# Multiple Joint Exercises



## Incognegro (Nov 17, 2005)

which major ones am I forgetting, or any that I should be doing rather.

Squats
Deads
Bench?
etc?


J


----------



## camarosuper6 (Nov 17, 2005)

Military Press
Closegrip Bench
Stiff Leg Deadlifts
Barbell Curls
Calf Raises
Bent Rows
Pull ups

All core of my routine.


----------



## dougnukem (Nov 17, 2005)

camarosuper6 said:
			
		

> *Military Press*
> Closegrip Bench
> *Stiff Leg Deadlifts*
> Barbell Curls
> ...



These are some good Multi-Joint Exercises, IMO.


----------



## Incognegro (Nov 17, 2005)

Cool, I do most of those except for military. I am soon to attempt those thou.


Thanks guys.


J


----------



## The Monkey Man (Nov 17, 2005)

Snatch

Clean & Jerk


----------



## CowPimp (Nov 17, 2005)

Knee-dominant leg exercises:
Olympic Squats
Front Squats
One Legged Squats
Overhead Squats

Hip-dominant leg exercises:
Deadlifts
SLDLs
Romanian DLs
Good Mornings (Actually single joint, but still great)

Vertical Push:
Overhead Press
"Tricep" Dips
45+ Incline Press
Vertical Pushups

Horizontal Push:
Bench Press
Decline Press
"Chest" Dips

Vertical Pull:
Chinups
Pullups
Pulldowns
Upright Rows

Horizontal Pull:
Bent Rows
Yates' Rows
Single Arm Rows
Bodyweight Rows

Alternate grips and between BBs and DBs where applicable.


----------



## The13ig13adWolf (Nov 18, 2005)

Incognegro said:
			
		

> Cool, I do most of those except for military. I am soon to attempt those thou.
> 
> 
> Thanks guys.
> ...


push presses are more fun.

nice list CP.


----------



## Tough Old Man (Nov 18, 2005)

Incognegro said:
			
		

> which major ones am I forgetting, or any that I should be doing rather.
> 
> Squats
> Deads
> ...


The four best exercises aree the three you listed and Military presses.
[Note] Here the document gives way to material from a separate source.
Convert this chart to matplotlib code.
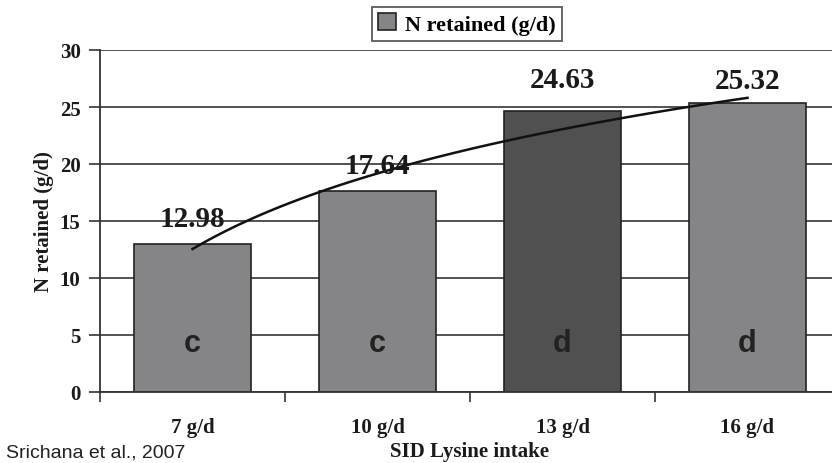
import matplotlib.pyplot as plt
import numpy as np

categories = ['7 g/d', '10 g/d', '13 g/d', '16 g/d']
n_retained = [12.98, 17.64, 24.63, 25.32]
letters = ['c', 'c', 'd', 'd']
bar_colors = ['#858588', '#858588', '#505050', '#858588']
label_gap_px = [12, 12, 18, 9]

serif = ['Liberation Serif', 'DejaVu Serif']

fig = plt.figure(figsize=(8.32, 4.64), dpi=100)
ax = fig.add_axes([100 / 832, 1 - 393 / 464, 740 / 832, 342 / 464])

x = np.arange(len(categories))
ax.bar(x, n_retained, width=0.63, color=bar_colors, edgecolor='#222222',
       linewidth=1.2, zorder=2, label='N retained (g/d)')

# log trendline (Excel style) through bar values
t = np.log(x + 1)
a, b = np.polyfit(t, n_retained, 1)
xs = np.linspace(0, 3, 100)
ax.plot(xs, a * np.log(xs + 1) + b, color='#111111', lw=1.8, zorder=4)

for xi, v, gap in zip(x, n_retained, label_gap_px):
    ax.annotate(f'{v:.2f}', (xi, v), xytext=(0, gap * 0.72), textcoords='offset points',
                ha='center', va='bottom', fontsize=21, fontweight='bold',
                family=serif, color='#1a1a1a', zorder=5)
for xi, s in zip(x, letters):
    ax.text(xi, 4.3, s, ha='center', va='center', fontsize=22, fontweight='bold',
            family='Liberation Sans', color='#222222', zorder=5)

ax.set_xlim(-0.5, 3.5)
ax.set_ylim(0, 30)
ax.set_yticks(range(0, 31, 5))
ax.set_xticks(x)
ax.set_xticklabels(categories)
ax.set_xticks(np.arange(-0.5, 4, 1), minor=True)
ax.tick_params(axis='x', which='major', length=0, pad=18)
ax.tick_params(axis='x', which='minor', length=7, width=1.2, color='#333333')
ax.tick_params(axis='y', length=8, width=1.2, color='#333333', pad=6)
for lab in ax.get_xticklabels() + ax.get_yticklabels():
    lab.set_family(serif)
    lab.set_fontweight('bold')
    lab.set_fontsize(15)
    lab.set_color('#1a1a1a')

ax.yaxis.grid(True, color='#444444', lw=1.3, zorder=0)
ax.set_axisbelow(True)
for s in ['top', 'right']:
    ax.spines[s].set_visible(False)
for s in ['left', 'bottom']:
    ax.spines[s].set_color('#333333')
    ax.spines[s].set_linewidth(1.3)

ax.set_ylabel('N retained (g/d)', family=serif, fontweight='bold', fontsize=15,
              color='#1a1a1a', labelpad=4)
fig.text(470 / 832, 1 - 452 / 464, 'SID Lysine intake', ha='center', va='center',
         family=serif, fontweight='bold', fontsize=15, color='#1a1a1a')
fig.text(6 / 832, 1 - 445 / 464, 'Srichana et al., 2007', ha='left', va='top',
         family='Liberation Sans', fontsize=14, color='#222222')

leg = ax.legend(loc='center', bbox_to_anchor=(467 / 832, 1 - 25 / 464),
                bbox_transform=fig.transFigure, frameon=True, fancybox=False,
                prop={'family': serif, 'weight': 'bold', 'size': 16},
                handlelength=0.8, handleheight=0.8, handletextpad=0.4,
                borderpad=0.3)
leg.get_frame().set_edgecolor('#333333')
leg.get_frame().set_linewidth(1.3)

fig.savefig('out.png', dpi=100)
These four alone can add lots of mass if done correctly


----------



## garethhe (Nov 18, 2005)

I thought that the military press was more of an upper-arm isolation exercise.  Can anybody explain what makes it multi-joint?


----------



## CowPimp (Nov 18, 2005)

garethhe said:
			
		

> I thought that the military press was more of an upper-arm isolation exercise.  Can anybody explain what makes it multi-joint?



Because both your shoulder joint and elbow joint are changing in angle during the lift.  An example of an isolation exercise (Single-joint) is the bicep curl.  The only joint that changes angle during the lift is your elbow joint.


----------



## garethhe (Nov 18, 2005)

ah, that makes perfect sense.  well put, cowpimp


----------



## ALBOB (Nov 18, 2005)

camarosuper6 said:
			
		

> Barbell Curls
> Calf Raises



What technique are you using that makes these MULTI-joint exercises?


----------



## Dale Mabry (Nov 18, 2005)

Watching a Cheech and Chong movie is a multi-joint exercise.


----------



## * Legion * (Nov 18, 2005)

Dale Mabry said:
			
		

> Watching a Cheech and Chong movie is a multi-joint exercise.


----------



## Tough Old Man (Nov 18, 2005)

Dale Mabry said:
			
		

> Watching a Cheech and Chong movie is a multi-joint exercise.


Well put


----------



## CowPimp (Nov 18, 2005)

Dale Mabry said:
			
		

> Watching a Cheech and Chong movie is a multi-joint exercise.



Zzzzing!  Hehe.


----------



## dougnukem (Nov 18, 2005)

Dale Mabry said:
			
		

> Watching a Cheech and Chong movie is a multi-joint exercise.



And don't forget, Pink Floyd: The Wall.


----------



## Incognegro (Nov 18, 2005)

^^cant forget that one. or Half baked.


J


----------